184.108.40.206 Sequence Using an interview or conversation to try to uncover the point of view of the respondent often requires that the researcher talks to the respondent on more than one occasion. Often, in-depth interviewing consists of a series of interviews. This may be a series of conversations and unstructured in-depth interviews, or an ever-more specific set of interviews ranging from conversations through unstructured in-depth interviews to a semi-structured or formal structured in-depth interview.
Often, second and subsequent interviews are likely to be more focused than preliminary interviews. Researchers approach follow-up interviews with more knowledge of the person and with a clearer understanding of what they want to know and the direction the research should take. Discussion on particular themes may be stimulated by referring to comments or ideas that arose during the first interview. With the benefit of preliminary interviews the interviewer will be able to interject questions where information is ambiguous or unclear and even politely stop and redirect informants if they are pursuing an area irrelevant to the research.
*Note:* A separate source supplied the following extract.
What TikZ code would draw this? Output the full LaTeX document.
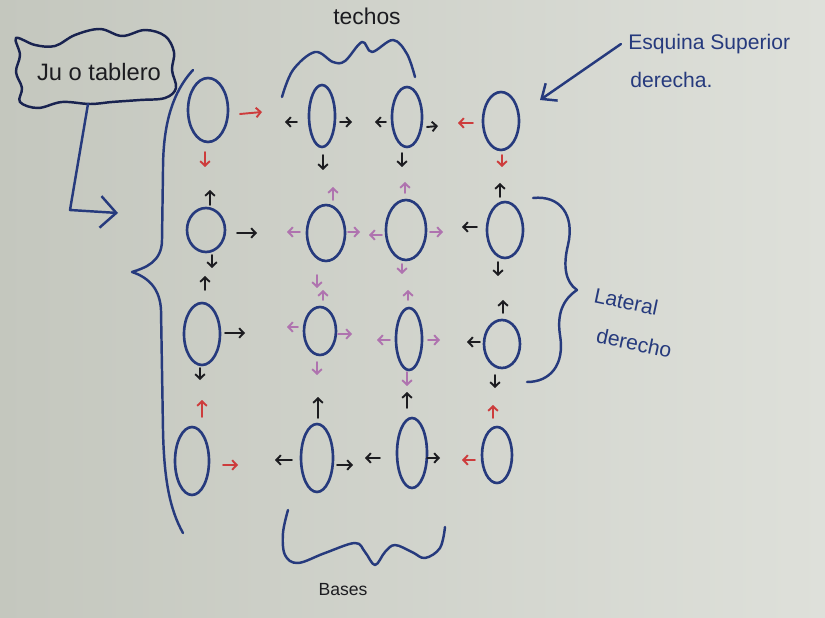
\documentclass[tikz,border=0pt]{standalone}
\usepackage{fontspec}
\setmainfont{Liberation Sans}
\usetikzlibrary{shapes.geometric,arrows.meta}
\definecolor{paperL}{RGB}{196,199,190}
\definecolor{paperR}{RGB}{222,224,218}
\definecolor{penblue}{RGB}{38,58,125}
\definecolor{inkblack}{RGB}{28,28,32}
\definecolor{inkred}{RGB}{205,60,60}
\definecolor{inkpurple}{RGB}{175,115,175}
\definecolor{inknavy}{RGB}{25,35,80}
\begin{document}
\begin{tikzpicture}[x=0.02cm,y=-0.02cm,
  egg/.style 2 args={ellipse, draw=penblue, line width=1.5pt, inner sep=0pt,
    minimum width={0.04cm*#1}, minimum height={0.04cm*#2}},
  mk/.style={line width=1.1pt, line cap=round, -{Straight Barb[length=2.6pt,width=5.5pt]}},
  ka/.style={mk, draw=inkblack},
  ra/.style={mk, draw=inkred},
  pa/.style={mk, draw=inkpurple},
  brace/.style={draw=penblue, line width=1.4pt, line cap=round, line join=round},
  lbl/.style={inner sep=0pt}
]
\shade[left color=paperL, right color=paperR] (0,0) rectangle (825,618);
\useasboundingbox (0,0) rectangle (825,618);

% ---- grid of ellipses
\node[egg={20}{32}] (e11) at (208,110) {};
\node[egg={13}{31}] (e12) at (322,116) {};
\node[egg={15}{30}] (e13) at (407,117) {};
\node[egg={18}{29}] (e14) at (501,121) {};
\node[egg={19}{22}] (e21) at (206,230) {};
\node[egg={19}{28}] (e22) at (326,233) {};
\node[egg={20}{30}] (e23) at (406,230) {};
\node[egg={18}{28}] (e24) at (505,230) {};
\node[egg={18}{31}] (e31) at (202,334) {};
\node[egg={16}{24}] (e32) at (320,331) {};
\node[egg={13}{31}] (e33) at (409,339) {};
\node[egg={18}{24}] (e34) at (502,344) {};
\node[egg={17}{34}] (e41) at (192,461) {};
\node[egg={16}{34}] (e42) at (317,458) {};
\node[egg={15}{35}] (e43) at (412,453) {};
\node[egg={15}{28}] (e44) at (497,455) {};

% ---- row 1 arrows
\draw[ra] (240,114) -- (262,112);
\draw[ra] (205,152) -- (205,167);
\draw[ka] (297,122) -- (285,122);
\draw[ka] (340,122) -- (352,122);
\draw[ka] (323,155) -- (323,170);
\draw[ka] (386,122) -- (375,122);
\draw[ka] (427,127) -- (438,126);
\draw[ka] (402,153) -- (402,167);
\draw[ra] (473,123) -- (458,123);
\draw[ra] (502,155) -- (502,167);
% ---- row 2 arrows
\draw[ka] (210,205) -- (210,190);
\draw[ka] (237,233) -- (257,233);
\draw[ka] (212,255) -- (212,268);
\draw[pa] (333,200) -- (333,187);
\draw[pa] (300,232) -- (287,232);
\draw[pa] (348,232) -- (360,232);
\draw[pa] (317,275) -- (317,288);
\draw[pa] (405,193) -- (405,182);
\draw[pa] (382,235) -- (369,235);
\draw[pa] (430,232) -- (443,232);
\draw[pa] (402,264) -- (402,274);
\draw[ka] (477,227) -- (462,227);
\draw[ka] (500,197) -- (500,183);
\draw[ka] (498,262) -- (498,276);
% ---- row 3 arrows
\draw[ka] (205,290) -- (205,276);
\draw[ka] (225,333) -- (245,333);
\draw[ka] (200,368) -- (200,380);
\draw[pa] (323,300) -- (323,290);
\draw[pa] (298,327) -- (287,327);
\draw[pa] (338,334) -- (352,334);
\draw[pa] (317,362) -- (317,375);
\draw[pa] (408,300) -- (408,290);
\draw[pa] (390,340) -- (377,340);
\draw[pa] (428,340) -- (440,340);
\draw[pa] (407,372) -- (407,386);
\draw[ka] (480,342) -- (467,342);
\draw[ka] (503,313) -- (503,300);
\draw[ka] (495,375) -- (495,388);
% ---- row 4 arrows
\draw[ra] (202,417) -- (202,400);
\draw[ra] (223,465) -- (238,465);
\draw[ka] (292,460) -- (275,460);
\draw[ka] (318,418) -- (318,397);
\draw[ka] (337,465) -- (353,465);
\draw[ka] (380,458) -- (365,458);
\draw[ka] (407,408) -- (407,392);
\draw[ka] (427,458) -- (440,458);
\draw[ra] (475,460) -- (462,460);
\draw[ra] (493,418) -- (493,405);

% ---- big left brace
\draw[brace] (193,70) .. controls (170,95) and (163,130) .. (163,170)
  -- (162,240) .. controls (162,262) and (145,268) .. (132,272)
  .. controls (150,278) and (160,290) .. (161,310)
  -- (163,430) .. controls (164,480) and (170,510) .. (183,533);

% ---- techos brace
\draw[brace] plot[smooth, tension=0.6] coordinates {(282,97) (293,70) (315,52) (333,62) (345,61) (362,42) (372,52) (393,40) (407,54) (415,77)};
\node[lbl, text=inkblack, font=\fontsize{13}{15}\selectfont] (techos) at (367,16) {techos};

% ---- bases brace
\draw[brace] plot[smooth, tension=0.6] coordinates {(288,510) (283,533) (285,555) (298,563) (325,553) (355,543) (365,552) (375,565) (385,552) (395,545) (412,552) (425,558) (440,548) (445,527)};
\node[lbl, text=inkblack, font=\fontsize{10}{12}\selectfont] (bases) at (343,590) {Bases};

% ---- right brace
\draw[brace] (533,198) .. controls (560,195) and (575,215) .. (568,245)
  .. controls (563,265) and (565,282) .. (577,290)
  .. controls (562,300) and (557,315) .. (560,335)
  .. controls (565,365) and (550,382) .. (527,382);
\node[lbl, text=penblue, rotate=-12, align=left, font=\fontsize{12}{22}\selectfont] (lateral) at (633,323) {Lateral\\\hspace{6pt}derecho};

% ---- Esquina superior derecha
\node[lbl, anchor=west, text=penblue, font=\fontsize{12}{14}\selectfont] (esq1) at (628,44) {Esquina Superior};
\node[lbl, anchor=west, text=penblue, font=\fontsize{12}{14}\selectfont] (esq2) at (630,80) {derecha.};
\coordinate (esqtip) at (540,100);
\draw[draw=penblue, line width=1.4pt, line cap=round, -{Straight Barb[length=7pt,width=12pt]}] ([xshift=-4pt]esq1.west) -- (esqtip);

% ---- cloud
\draw[draw=inknavy, line width=1.4pt] plot[smooth cycle, tension=0.6] coordinates {(16,38) (35,45) (55,46) (75,35) (100,29) (122,36) (145,30) (165,36) (174,52) (172,70) (176,88) (165,98) (140,100) (112,102) (90,104) (62,102) (38,108) (20,102) (22,88) (16,72) (20,55)};
\node[lbl, text=inkblack, font=\fontsize{13.5}{15}\selectfont] (cloudtxt) at (99,72) {Ju o tablero};
\coordinate (cloudbot) at (88,104);
\coordinate (bracein) at (118,213);
\draw[draw=penblue, line width=1.4pt, line cap=round, line join=round, -{Straight Barb[length=9pt,width=18pt]}] (cloudbot) -- (70,210) -- (bracein);
\end{tikzpicture}
\end{document}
It might be necessary to increase the directiveness of questions throughout a final interview, to ensure that the informant's conceptions are clarified and all major areas of interest are addressed. At the end of the interview you may wish to ask direct questions about your original research ideas. The informant's responses may provide an interesting comparison to the data obtained by less direct questioning.
For example, in the 1930s, Clifford Shaw and associates at the Institute for Juvenile Research in Chicago used a sequence of interviews when collecting life histories. An initial interview generated a chronological list of major events in the research subject's life. This was used as a guide to the writing of the subject's 'own story', the elaboration of which was accomplished through further interviews (Shaw, 1930).